**YOUR OBJECTIVE:** Images are not part of the copy; write out the rest of the data exactly as given.

[Data listing]
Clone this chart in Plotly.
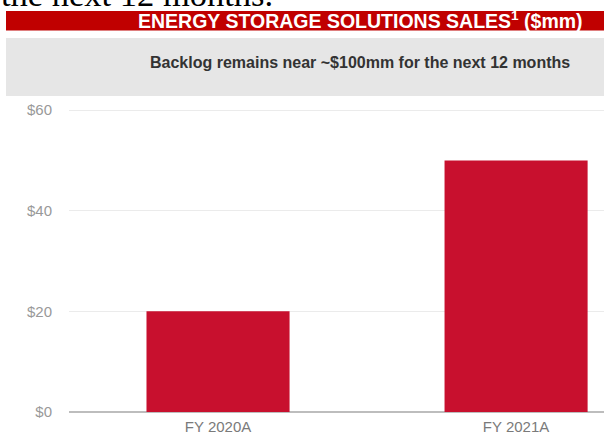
import plotly.graph_objects as go

categories = ["FY 2020A", "FY 2021A"]
sales = [20, 50]
tick_vals = [0, 20, 40, 60]
tick_text = ["$0", "$20", "$40", "$60"]

title_text = "ENERGY STORAGE SOLUTIONS SALES<sup>1</sup> ($mm)"
subtitle_text = "Backlog remains near ~$100mm for the next 12 months"
cut_text = "the next 12 months."

W, H = 604, 437
L, R, T, B = 69, 0, 100, 25
pw, ph = W - L - R, H - T - B

def px(x):
    return (x - L) / pw

def py(y):
    return (H - B - y) / ph

fig = go.Figure()
fig.add_trace(go.Bar(
    x=categories, y=sales, width=0.48,
    marker=dict(color="#c8102e", line=dict(width=0)),
    hoverinfo="skip",
))

shapes = [
    dict(type="rect", xref="paper", yref="paper", x0=px(6), x1=px(604), y0=py(30.5), y1=py(11),
         fillcolor="#c00000", line=dict(width=0), layer="below"),
    dict(type="rect", xref="paper", yref="paper", x0=px(6), x1=px(604), y0=py(96), y1=py(38),
         fillcolor="#e6e6e6", line=dict(width=0), layer="below"),
]

annotations = [
    dict(text=title_text, xref="paper", yref="paper", x=px(360), y=py(19.5), xanchor="center",
         yanchor="middle", showarrow=False,
         font=dict(family="Liberation Sans, Arial", size=19.5, color="white", weight="bold")),
    dict(text=subtitle_text, xref="paper", yref="paper", x=px(360), y=py(62), xanchor="center",
         yanchor="middle", showarrow=False,
         font=dict(family="Liberation Sans, Arial", size=16, color="#333333", weight="bold")),
    dict(text=cut_text, xref="paper", yref="paper", x=px(-1), y=py(-6), xanchor="left",
         yanchor="middle", showarrow=False,
         font=dict(family="Liberation Serif, Times New Roman", size=34.5, color="black")),
]

fig.update_layout(
    width=W, height=H,
    margin=dict(l=L, r=R, t=T, b=B, pad=0),
    paper_bgcolor="white", plot_bgcolor="white",
    showlegend=False,
    shapes=shapes, annotations=annotations,
)
fig.update_xaxes(
    range=[-0.5, 1.295], showgrid=False, showline=False, ticks="",
    ticklabelstandoff=4,
    tickfont=dict(family="Liberation Sans, Arial", size=15, color="#7a7a7a"),
    fixedrange=True,
)
fig.update_yaxes(
    range=[0, 62], tickvals=tick_vals, ticktext=tick_text,
    showgrid=True, gridcolor="#ebebeb", gridwidth=1,
    zeroline=True, zerolinecolor="#bdbdbd", zerolinewidth=2,
    showline=False, ticks="", ticklabelstandoff=16,
    tickfont=dict(family="Liberation Sans, Arial", size=15, color="#999999"),
    fixedrange=True,
)

fig.write_html("out.html", config={"displayModeBar": False})
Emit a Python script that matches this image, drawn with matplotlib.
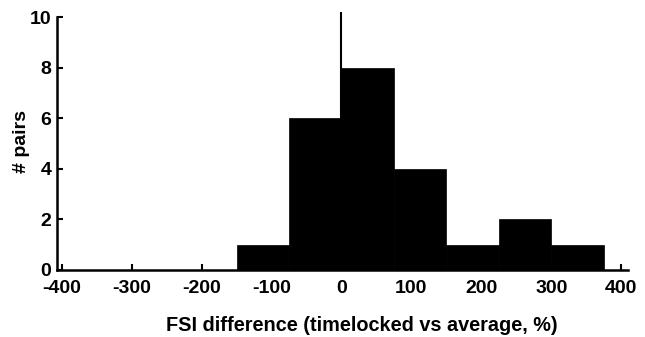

**REPLY TO THE EXERCISE:**
Clone this chart in Plotly.
import plotly.graph_objects as go

categories = ["FY 2020A", "FY 2021A"]
sales = [20, 50]
tick_vals = [0, 20, 40, 60]
tick_text = ["$0", "$20", "$40", "$60"]

title_text = "ENERGY STORAGE SOLUTIONS SALES<sup>1</sup> ($mm)"
subtitle_text = "Backlog remains near ~$100mm for the next 12 months"
cut_text = "the next 12 months."

W, H = 604, 437
L, R, T, B = 69, 0, 100, 25
pw, ph = W - L - R, H - T - B

def px(x):
    return (x - L) / pw

def py(y):
    return (H - B - y) / ph

fig = go.Figure()
fig.add_trace(go.Bar(
    x=categories, y=sales, width=0.48,
    marker=dict(color="#c8102e", line=dict(width=0)),
    hoverinfo="skip",
))

shapes = [
    dict(type="rect", xref="paper", yref="paper", x0=px(6), x1=px(604), y0=py(30.5), y1=py(11),
         fillcolor="#c00000", line=dict(width=0), layer="below"),
    dict(type="rect", xref="paper", yref="paper", x0=px(6), x1=px(604), y0=py(96), y1=py(38),
         fillcolor="#e6e6e6", line=dict(width=0), layer="below"),
]

annotations = [
    dict(text=title_text, xref="paper", yref="paper", x=px(360), y=py(19.5), xanchor="center",
         yanchor="middle", showarrow=False,
         font=dict(family="Liberation Sans, Arial", size=19.5, color="white", weight="bold")),
    dict(text=subtitle_text, xref="paper", yref="paper", x=px(360), y=py(62), xanchor="center",
         yanchor="middle", showarrow=False,
         font=dict(family="Liberation Sans, Arial", size=16, color="#333333", weight="bold")),
    dict(text=cut_text, xref="paper", yref="paper", x=px(-1), y=py(-6), xanchor="left",
         yanchor="middle", showarrow=False,
         font=dict(family="Liberation Serif, Times New Roman", size=34.5, color="black")),
]

fig.update_layout(
    width=W, height=H,
    margin=dict(l=L, r=R, t=T, b=B, pad=0),
    paper_bgcolor="white", plot_bgcolor="white",
    showlegend=False,
    shapes=shapes, annotations=annotations,
)
fig.update_xaxes(
    range=[-0.5, 1.295], showgrid=False, showline=False, ticks="",
    ticklabelstandoff=4,
    tickfont=dict(family="Liberation Sans, Arial", size=15, color="#7a7a7a"),
    fixedrange=True,
)
fig.update_yaxes(
    range=[0, 62], tickvals=tick_vals, ticktext=tick_text,
    showgrid=True, gridcolor="#ebebeb", gridwidth=1,
    zeroline=True, zerolinecolor="#bdbdbd", zerolinewidth=2,
    showline=False, ticks="", ticklabelstandoff=16,
    tickfont=dict(family="Liberation Sans, Arial", size=15, color="#999999"),
    fixedrange=True,
)

fig.write_html("out.html", config={"displayModeBar": False})
Emit a Python script that matches this image, drawn with matplotlib.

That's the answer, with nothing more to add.